The village church is St Matthew's and is part of the Church of England. It was mainly built in the 13th century. It is a Grade 1 listed building and was formerly dedicated to St Mary. The nave roof dates from 1220, and the screen dividing the chancel from the body of the church also dates from the 13th century. The church is notable for the quality and age of the peal of 8 bells housed in the belfry, and 1 sanctus bell, all dating from 1611 to 1932. These are the oldest set of bells that are still in use in the World. The tenor weighs 16 cwt. There is a single-handed clock on the tower's west face. In 1975, a two floor extension was built on the north wall which now contains a parish office. A new church hall was built in 1994.
The Harwell Feast is a celebration held on the Monday of the May Bank Holiday each year. The celebrations include a parade of decorated floats and people through the village. The recreation ground is turned over to various fund raising stalls and demonstration from sheep dog handling to vintage cars. Either a cow or a couple of pigs is roasted to supply the meat for the feast.
In 1946, this airfield was taken over to become the new Atomic Energy Research Establishment, the main centre for atomic energy research in the UK, and become known as Harwell Laboratory. It was the site of Europe's first nuclear reactor in 1946, and once housed five nuclear reactors, all of which have been shut down. Two have been completely dismantled, and it is anticipated that the other three will be decommissioned by 2022.

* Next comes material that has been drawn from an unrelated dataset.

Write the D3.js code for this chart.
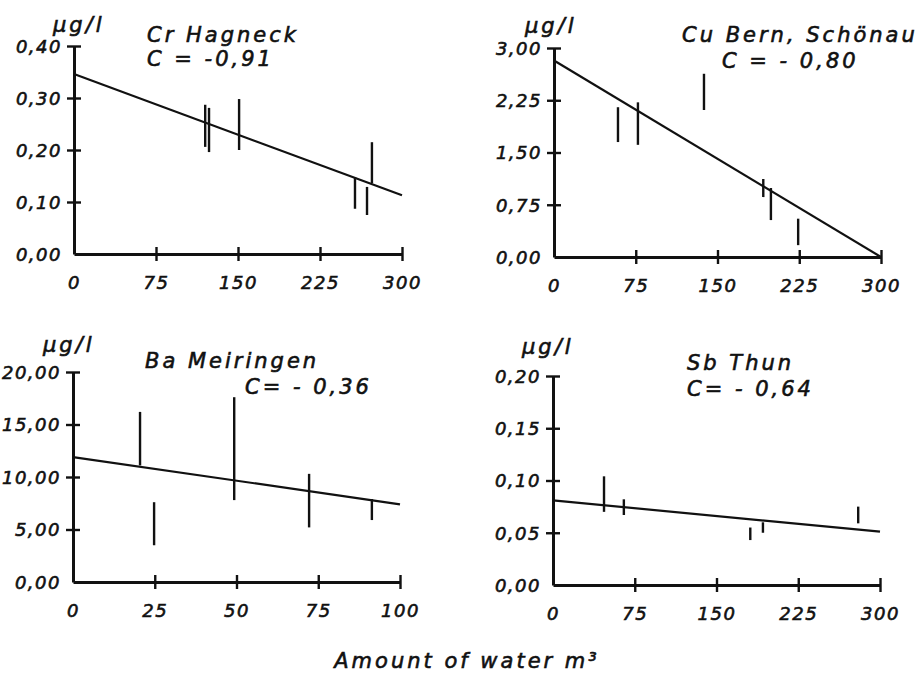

Other parts of the airfield were later used for other scientific organizations, including the Science and Technology Facilities Council's Rutherford Appleton Laboratory which runs the ISIS neutron source and is part of the Diamond Light Source synchrotron joint venture. The Atomic Energy Research Establishment part of the airfield site is now officially called Harwell International Business Centre; locally it is referred to as the "Site". The former airfield site as a whole is now known as the Harwell Science and Innovation Campus.